La moitié des salles de cinéma françaises reçoivent des subventions pour diffuser des films "art et essai". Mais ce label est attribué très généreusement, bien souvent par les salles elles-mêmes...

La semaine dernière, le CNC (Centre national du cinéma) a adopté une réforme des subventions versées aux salles classées "art et essai". En pratique, ces salles vont recevoir plus d'argent: 16,5 millions d'euros par an, contre 14,9 millions en 2016.

Ouverture des vannes

Cette ouverture des vannes est une tendance de longue date. En 2011, un rapport de l'Inspection générale des finances (IGF) et de l'Inspection des affaires culturelles pointait déjà que ces subventions "ont augmenté de 60% en 10 ans, et cru plus rapidement que le nombre de salles". 

Créé en 1962, la subvention versée aux salles "art et essai" a tellement enflé qu'elle ratisse aujourd'hui très large. Aujourd'hui, 1.200 salles, soit plus de la moitié du parc, en bénéficient. On y trouve une trentaine de multiplexes, et des salles de grands circuits comme le Pathé de Belfort (24.300 euros de subvention en 2016); le Pathé d'Evreux (17.100 euros); le MK2 Beaubourg de Paris (89.100 euros); de nombreuses salles des circuits CGR ou Cap cinéma... A noter toutefois que le MK2 Quai de Seine et le MK2 Parnasse ont perdu leur label en 2015. A titre de comparaison, il y a seulement 400 salles labellisées "art et essai" en Allemagne, 300 en Italie et 30 en Espagne.

Critère assez lâche

Pour bénéficier de cette subvention, il faut diffuser un certain quota de films "art et essai". Ce critère est assez strict dans les grandes villes: les films "art et essai" doivent représenter au minimum 50% des séances, voire 65% dans les très grandes villes comme Paris, ce qui fait que le MK2 Beaubourg a une programmation plus pointue que les autres salles MK2.

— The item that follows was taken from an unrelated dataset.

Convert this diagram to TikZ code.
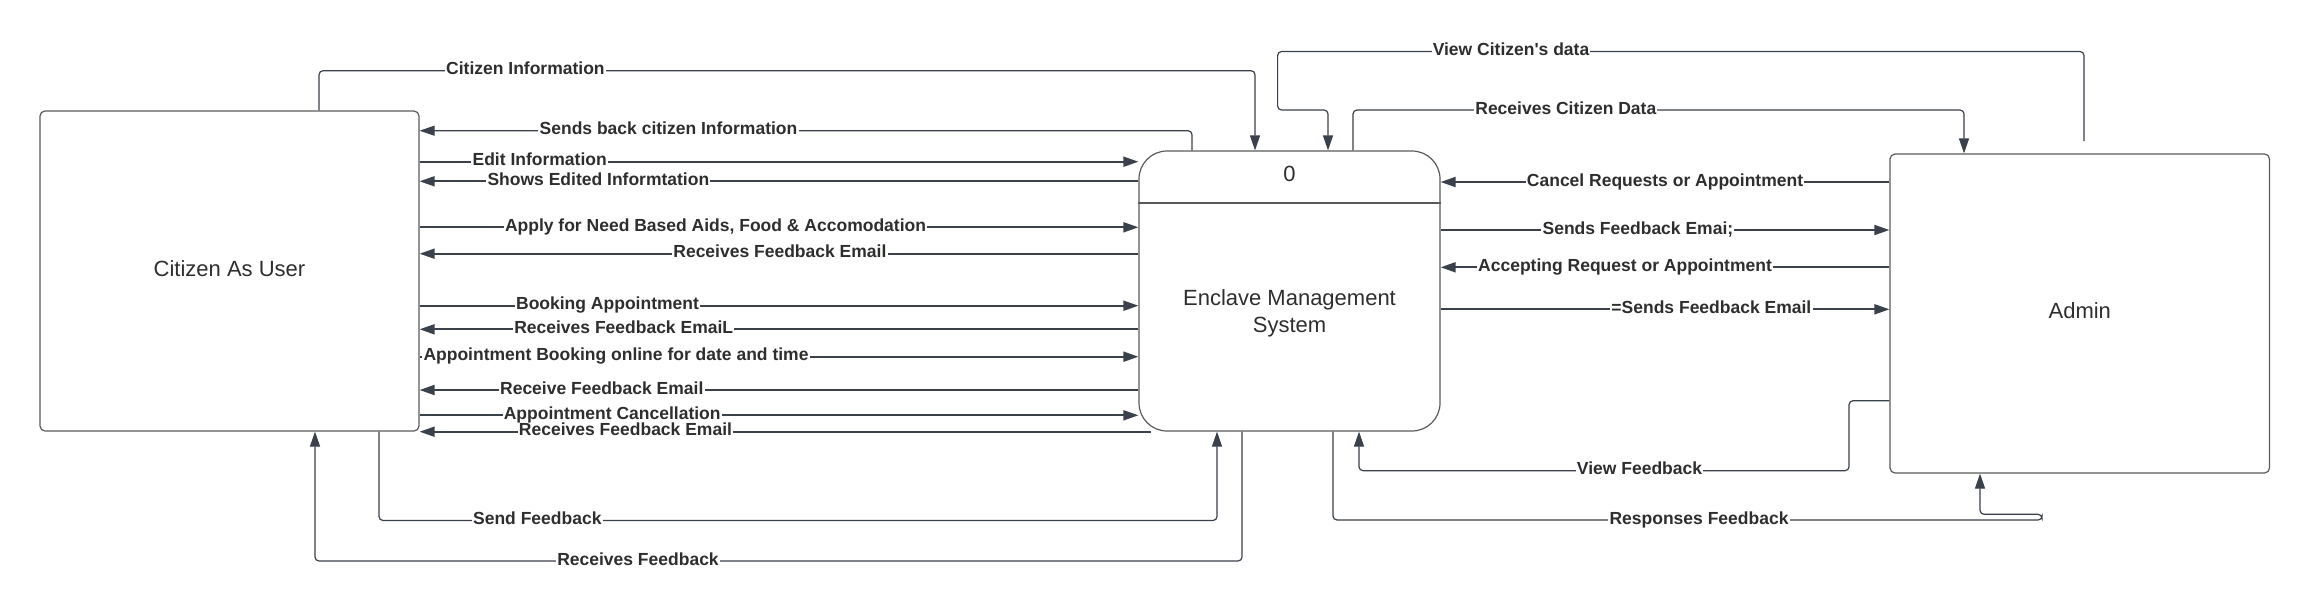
\documentclass[tikz,border=0pt]{standalone}
\usepackage{fontspec}
\setmainfont{Liberation Sans}
\usetikzlibrary{arrows.meta}
\definecolor{lc}{HTML}{3A414A}
\definecolor{tc}{HTML}{2E2E2E}
\definecolor{bc}{HTML}{5A5A5A}
\begin{document}
\begin{tikzpicture}[x=0.5pt,y=-0.5pt,
  box/.style={draw=bc, line width=0.6pt, rounded corners=2.5pt, text=tc, font=\fontsize{11}{13.5}\selectfont, align=center, inner sep=0pt, text height=8pt, text depth=3pt},
  flow/.style={draw=lc, line width=0.9pt, -{Triangle[length=7.5pt,width=5pt]}},
  elbow/.style={draw=lc, line width=0.6pt, rounded corners=2pt, -{Triangle[length=7.5pt,width=5pt]}},
  lbl/.style={fill=white, text=tc, font=\fontsize{8.75}{10}\selectfont\bfseries, inner xsep=0.6pt, inner ysep=0pt, text height=6.3pt, text depth=2.2pt}
]
\useasboundingbox (0,0) rectangle (2311,611);

% entities
\node[box, minimum width=189.5pt, minimum height=160pt] (cit) at (229.5,271) {Citizen As User};
\node[box, rounded corners=14pt, minimum width=150.5pt, minimum height=140pt] (ems) at (1289.5,291) {};
\draw[draw=bc, line width=0.6pt] (ems.west |- 0,203) -- (ems.east |- 0,203);
\node[text=tc, font=\fontsize{11}{13.5}\selectfont] (emsid) at (1289.5,174) {0};
\node[text=tc, font=\fontsize{11}{13.5}\selectfont, align=center] (emsname) at (1289.5,313) {Enclave Management\\System};
\node[box, minimum width=189.75pt, minimum height=159.5pt] (adm) at (2079.75,313.5) {Admin};

% left elbow connectors
\draw[elbow] (cit.north -| 319,0) -- (319,70.7) -- (1255,70.7) -- (ems.north -| 1255,0);
\draw[elbow] (ems.north -| 1192,0) -- (1192,130.7) -- (cit.east |- 0,130.7);
\draw[elbow] (cit.south -| 379,0) -- (379,520.5) -- (1217,520.5) -- (ems.south -| 1217,0);
\draw[elbow] (ems.south -| 1242,0) -- (1242,561) -- (315,561) -- (cit.south -| 315,0);

% left straight flows
\draw[flow] (cit.east |- 0,161.7) -- (ems.west |- 0,161.7);
\draw[flow] (ems.west |- 0,181.3) -- (cit.east |- 0,181.3);
\draw[flow] (cit.east |- 0,227.3) -- (ems.west |- 0,227.3);
\draw[flow] (ems.west |- 0,253.7) -- (cit.east |- 0,253.7);
\draw[flow] (cit.east |- 0,305.7) -- (ems.west |- 0,305.7);
\draw[flow] (ems.west |- 0,329.3) -- (cit.east |- 0,329.3);
\draw[flow] (cit.east |- 0,356.7) -- (ems.west |- 0,356.7);
\draw[flow] (ems.west |- 0,390) -- (cit.east |- 0,390);
\draw[flow] (cit.east |- 0,415.3) -- (ems.west |- 0,415.3);
\coordinate (rfe) at (1151,431.7);
\draw[flow] (rfe) -- (cit.east |- 0,431.7);

% right elbow connectors
\coordinate (vcd) at (2084,141);
\draw[elbow] (vcd) -- (2084,51.5) -- (1277.6,51.5) -- (1277.6,110) -- (1328,110) -- (ems.north -| 1328,0);
\draw[elbow] (ems.north -| 1353,0) -- (1353,110) -- (1964,110) -- (adm.north -| 1964,0);
\draw[elbow] (adm.west |- 0,400.7) -- (1849,400.7) -- (1849,470.7) -- (1359,470.7) -- (ems.south -| 1359,0);
\draw[elbow] (ems.south -| 1333,0) -- (1333,520) -- (2042,520) -- (2042,514.3) -- (1980,514.3) -- (adm.south -| 1980,0);

% right straight flows
\draw[flow] (adm.west |- 0,182) -- (ems.east |- 0,182);
\draw[flow] (ems.east |- 0,230) -- (adm.west |- 0,230);
\draw[flow] (adm.west |- 0,267.3) -- (ems.east |- 0,267.3);
\draw[flow] (ems.east |- 0,309.3) -- (adm.west |- 0,309.3);

% labels
\node[lbl] (l1) at (525.4,70.7) {Citizen Information};
\node[lbl] (l2) at (668.5,130.7) {Sends back citizen Information};
\node[lbl] (l3) at (539.7,161.7) {Edit Information};
\node[lbl] (l4) at (598.4,181.3) {Shows Edited Informtation};
\node[lbl] (l5) at (715.5,227.3) {Apply for Need Based Aids, Food \& Accomodation};
\node[lbl] (l6) at (779.9,253.7) {Receives Feedback Email};
\node[lbl] (l7) at (607.5,305.7) {Booking Appointment};
\node[lbl] (l8) at (623.7,329.3) {Receives Feedback EmaiL};
\node[lbl] (l9) at (616,356.7) {Appointment Booking online for date and time};
\node[lbl] (l10) at (601.8,390) {Receive Feedback Email};
\node[lbl] (l11) at (612.2,415.3) {Appointment Cancellation};
\node[lbl] (l12) at (625.5,431.7) {Receives Feedback Email};
\node[lbl] (l13) at (537.3,520.5) {Send Feedback};
\node[lbl] (l14) at (638,561) {Receives Feedback};
\node[lbl] (l15) at (1511,51.5) {View Citizen\textquotesingle s data};
\node[lbl] (l16) at (1565.8,110) {Receives Citizen Data};
\node[lbl] (l17) at (1665,182) {Cancel Requests or Appointment};
\node[lbl] (l18) at (1637.9,230) {Sends Feedback Emai;};
\node[lbl] (l19) at (1625,267.3) {Accepting Request or Appointment};
\node[lbl] (l20) at (1711.4,309.3) {=Sends Feedback Email};
\node[lbl] (l21) at (1639.5,470.7) {View Feedback};
\node[lbl] (l22) at (1699,520) {Responses Feedback};
\end{tikzpicture}
\end{document}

Mais le critère est assez lâche dans les petites villes, qui représentent 90% des salles classées "art et essai". Dans 100 de ces salles, les films "art et essai" ne représentent même pas 20% des séances, selon le récent rapport sur le sujet de Patrick Raude, secrétaire général de la SACD. Et même moins de 13% des séances dans 16 salles... "Certains interlocuteurs ont jugé relativement légère la contrainte de diffusion de films 'art et essai' pour la plupart des salles classées 'art et essai'", résumait l'Inspection des finances. 

Grosses mailles du filet

Les mailles du filet sont d'autant plus grosses que la définition d'un film "art et essai" est elle-même assez lâche. Ont ainsi reçu le label la plupart des films de Martin Scorsese (La couleur de l'argent, Casino, Les nerfs à vif, Aviator, Les infiltrés, Shutter island, Le loup de Wall Street), de Quentin Tarantino (Pulp fiction, Kill bill, Inglorious basterds, Django unchained, Les huit salopards), de Clint Eastwood (Impitoyable, Million dollar baby, Invictus, J. Edgar, Gran torino, American sniper, Au-delà), de Tim Burton (Sleepy hollow, Charlie et la chocolaterie, Alice aux pays des merveilles), de Brian de Palma (Scarface, Les incorruptibles, Snake eyes), et quelques Steven Spielberg (E.T., La liste de Schindler, Lincoln).

Côté français, le label a été accordé à la plupart des films de Jacques Audiard (Un prophète, De rouille et d'os, Deephan...) de Bertrand Tavernier (La fille de d'Artagnan, La princesse de Montpensier, Quai d'Orsay...), ou de Roman Polanski (Le pianiste, Oliver Twist, The ghost writer).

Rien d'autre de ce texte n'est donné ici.